Looking ahead, Chorus faces a much more stable regulatory environment than it did for much of the first decade of its life.
New telecommunications legislation, which kicks in from next year, will treat it like a utility, complete with a revenue cap.
But there are still three areas of uncertainty for investors to keep an eye on.
1. Fixed wireless threat
One is the rise of fixed-wireless - or a retail telco using its mobile network to deliver broadband into a home as a landline substitute, cutting Chorus out of the revenue loop.
Despite mutterings from competitors that Spark was frog-marching customers from fixed wireless to fibre, due to Rugby World Cup delivery jitters, Spark revealed last week that its fixed wireless customers actually increased by 36,000 over the year to 166,000 or around 20 per cent of its customer base.
And while Vodafone NZ has so far done very little in fixed wireless, chief executive Jason Paris has flagged it as a service his company will push aggressively under its new ownership. His stated goal is to move 15 per cent of Vodafone's broadband customers onto fixed-wireless within two years (2degrees has yet to move into the market).
UFB fibre will always have advantages over fixed wireless. Still, Spark and Vodafone's push inot fixed wireless can take the gloss of Chorus' future results.
And once 5G arrives, which will potentially allow for unlimited data fixed wireless plans at fibre-like speeds, it could really scrape into that gloss.
This morning, McKenzie said, "We continue to see 5G and wireless networks as complementary."
She said 5G cell sites would need more backhaul (fibre that connects them to main networks), giving Chorus a business opportunity. She also maintained that 5G would always cost more to run than fibre, and be subject to a constraint of costly spectrum.
McKenzie cited Sky's streaming of the second Bledisloe Cup test - watched online by 55,000 via Sky Go or Sky Sport Now - as an example of an event better suited to fibre's capacity.
2. The unbundling bunfight
The new telco law allows for the unbundling of UFB fibre from early next year - that is, the likes of Spark, Vodafone and Vocus will be able to add their own electronics to Chorus' network (and those of the three smaller UFB companies), giving them more control over what services they offer, and at what price.
But although the new law says Chorus must give the retailers access, it doesn't say at what price.
A robust round of arm-wrestling is underway, with the Commerce Commission refereeing. Things are finely poised.
3. The wacc-a-mole fight
Then there's a second bunfight under way over how the ComCom estimates the weighted average cost of capital, risk factors such as 5G and other parameters will feed into the annual revenue cap that will bind Chorus after 2020.
Here, again, things are still very much up in the air.
Points of disagreement include the Commerce Commission's assertion that Crown funding for the UFB was at no cost. Chorus CFO David Collins argued today that it was "not free money" but close to 2 per cent because of various conditions attached.

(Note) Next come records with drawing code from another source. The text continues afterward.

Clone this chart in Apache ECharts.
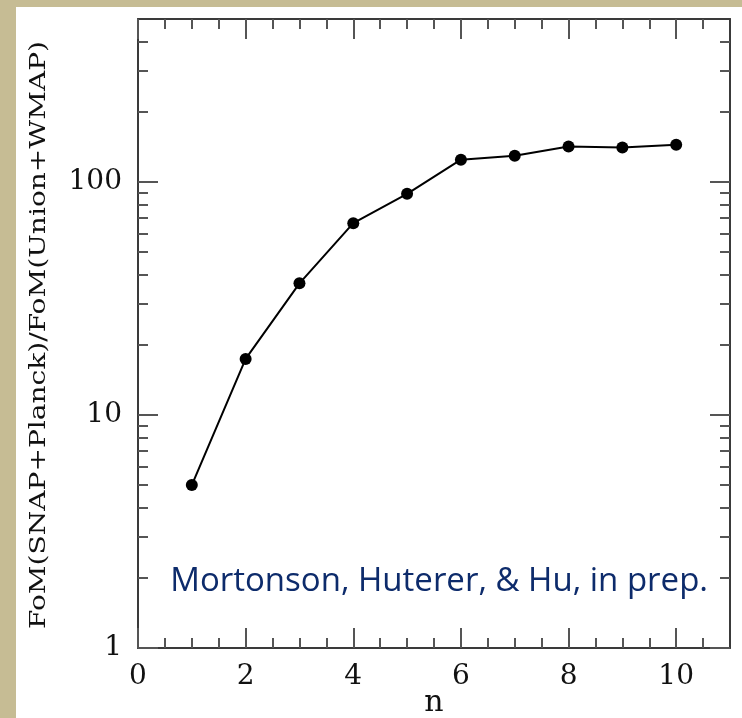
<!DOCTYPE html>
<html>
<head>
<meta charset="utf-8">
<script src="https://cdn.jsdelivr.net/npm/echarts@6/dist/echarts.min.js"></script>
<style>
  html, body { margin: 0; padding: 0; width: 742px; height: 718px; background: #c6bc94; overflow: hidden; }
  #chart { position: absolute; left: 16px; top: 7px; width: 726px; height: 711px; background: #ffffff; }
</style>
</head>
<body>
<div id="chart"></div>
<script>
// ---- data ----
const nValues = [1, 2, 3, 4, 5, 6, 7, 8, 9, 10];
const fomRatio = [5.0, 17.4, 36.7, 66.5, 88.9, 124.5, 129.5, 142.0, 140.6, 144.3];
const xMajorTicks = [0, 2, 4, 6, 8, 10];
const xMinorTicks = [0.5, 1, 1.5, 2.5, 3, 3.5, 4.5, 5, 5.5, 6.5, 7, 7.5, 8.5, 9, 9.5, 10.5];
const yMajorTicks = [1, 10, 100];
const yMinorTicks = [2, 3, 4, 5, 6, 7, 8, 9, 20, 30, 40, 50, 60, 70, 80, 90, 200, 300, 400];
const xName = 'n';
const yName = 'FoM(SNAP+Planck)/FoM(Union+WMAP)';
const noteText = 'Mortonson, Huterer, & Hu, in prep.';

// ---- chart ----
const chart = echarts.init(document.getElementById('chart'), null, { renderer: 'canvas' });
const lineCol = '#3a3a3a';
const tickCol = '#555555';
const serif = '"DejaVu Serif", serif';

function xAx(pos, ticks, len, main) {
  return {
    type: 'value', position: pos, min: 0, max: 11,
    axisLine: { show: main, onZero: false, lineStyle: { color: lineCol, width: 2 } },
    axisTick: { show: true, inside: true, length: len, customValues: ticks, lineStyle: { color: tickCol, width: 2 } },
    axisLabel: (main && pos === 'bottom') ? {
      show: true, customValues: xMajorTicks, margin: 15,
      fontFamily: serif, fontSize: 28, color: '#111'
    } : { show: false },
    splitLine: { show: false },
    name: (main && pos === 'bottom') ? xName : '',
    nameLocation: 'middle', nameGap: 40, nameMoveOverlap: false,
    nameTextStyle: { fontFamily: serif, fontSize: 30, color: '#111' }
  };
}
function yAx(pos, ticks, len, main) {
  return {
    type: 'log', position: pos, min: 1, max: 500, logBase: 10,
    axisLine: { show: main, onZero: false, lineStyle: { color: lineCol, width: 2 } },
    axisTick: { show: true, inside: true, length: len, customValues: ticks, lineStyle: { color: tickCol, width: 2 } },
    axisLabel: (main && pos === 'left') ? {
      show: true, customValues: yMajorTicks, margin: 16,
      fontFamily: serif, fontSize: 28, color: '#111'
    } : { show: false },
    splitLine: { show: false },
    minorTick: { show: false }
  };
}

chart.setOption({
  animation: false,
  backgroundColor: '#ffffff',
  grid: { left: 122, top: 12, right: 12, bottom: 70, containLabel: false, outerBoundsMode: 'none' },
  xAxis: [
    xAx('bottom', xMajorTicks, 20, true),
    xAx('bottom', xMinorTicks, 10, false),
    xAx('top', xMajorTicks, 20, true),
    xAx('top', xMinorTicks, 10, false)
  ],
  yAxis: [
    yAx('left', yMajorTicks, 20, true),
    yAx('left', yMinorTicks, 10, false),
    yAx('right', yMajorTicks, 20, true),
    yAx('right', yMinorTicks, 10, false)
  ],
  series: [{
    type: 'line',
    xAxisIndex: 0, yAxisIndex: 0,
    data: nValues.map((n, i) => [n, fomRatio[i]]),
    symbol: 'circle', symbolSize: 12,
    itemStyle: { color: '#000' },
    lineStyle: { color: '#000', width: 2 },
    z: 5
  }],
  graphic: [
    {
      type: 'text',
      x: 23, y: 328,
      rotation: Math.PI / 2,
      scaleX: 1.22,
      style: {
        text: yName, font: '23px "DejaVu Serif", serif', fill: '#111',
        align: 'center', verticalAlign: 'middle'
      }
    },
    {
      type: 'text',
      x: 692, y: 575,
      style: {
        text: noteText, font: '33px "Open Sans", "Noto Sans", sans-serif', fill: '#0d2b6b',
        align: 'right', verticalAlign: 'middle'
      }
    }
  ]
});
</script>
</body>
</html>
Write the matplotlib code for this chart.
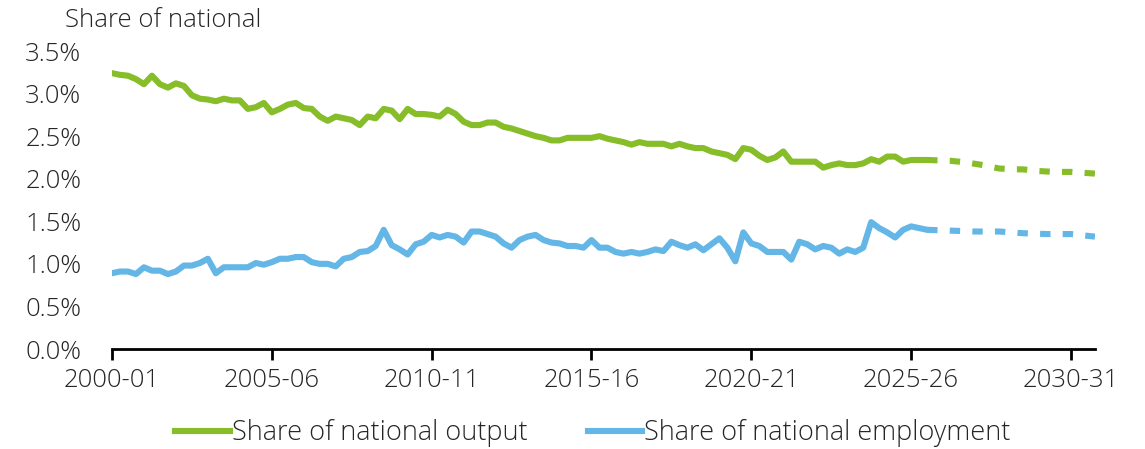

Chorus said today that it would review its dividend policy again in May 2021, when it expected the so-called "building blocks" regulatory model to be finalised.
Shares fall, but not as much as broader market
Closed Friday at $5.14. The stock is up 16.55 per cent for the year.
Ahead of today's result, Forsyth Barr rated Chorus neutral, with a 12-month target of $5.50.
Shares fell 0.78 per cent to $5.10 as the market opened. The NZX50 was down 1.48 per cent overall on trade war jitters.